The “rapid development of industry” is also linked to pollution threatening coastal and marine ecosystems.
“It is estimated that two million barrels of oil are spilt annually into the sea area. Major declines in fish stocks have been documented due to fishing pressure, habitat degradation (pollution, dredging, land reclamation and channelling of the seabed) and environmental changes.”
“Uncontrolled development and land reclamation programmes” have damaged coral reefs, mangroves and sea bed, while sand dunes mined and leveled in the name of development have caused habitat and biodiversity loss.
It also looks at the development of the coastline in Dubai and the construction of artificial islands, saying the UAE’s largest reef, the Jebel Ali reef, has been “negatively impacted” as a result of sediment from dredging or changes in water flow. “Many of these man-made structures also create new habitats; for example, coral species are recruiting in fairly high abundance on the rocky breakwater structures surrounding the islands.”
The report says the future of natural reefs is in jeopardy. “Management and reduction of planned real estate development and desalination facilities are important steps in addressing this issue.”

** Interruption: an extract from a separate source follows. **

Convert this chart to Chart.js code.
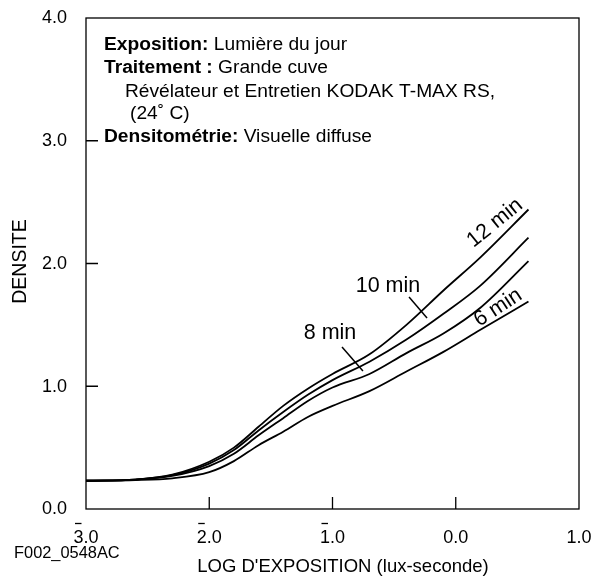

The report says almost the entire country is desertified. The infertile soil is prone to waterlogging which kills vegetation and decreases productivity of agricultural lands, while vegetation that has been overgrazed by livestock has increased desertification.
“Aggressive efforts are being made to combat desertification through legislation and establishment of natural reserves and greenbelts,” the report noted.
The report congratulates the country for conservation efforts in Al Ain. “The greening of the desert shown in images of Al Ain…are testament to efforts in the region to improve environmental conditions and conserve water resources.”
The Environment Agency – Abu Dhabi, which helped compile and release the report, said it brought to light the environmental changes taking place — and how humans had both positively and negatively altered their surroundings.
“Although the challenges depicted are striking, the atlas examines the opportunities that these challenges represent, as well as some of the innovative responses that are being implemented in the region,” a spokesperson said.
The agency also said the report served as a caution.
“The atlas images serve to highlight the distinctive environmental circumstances and challenges faced by the Arab region, from limited freshwater resources, rapid urbanisation, depletion of natural resources and the vulnerability of many Arab settlements to environmental risks and natural disasters.”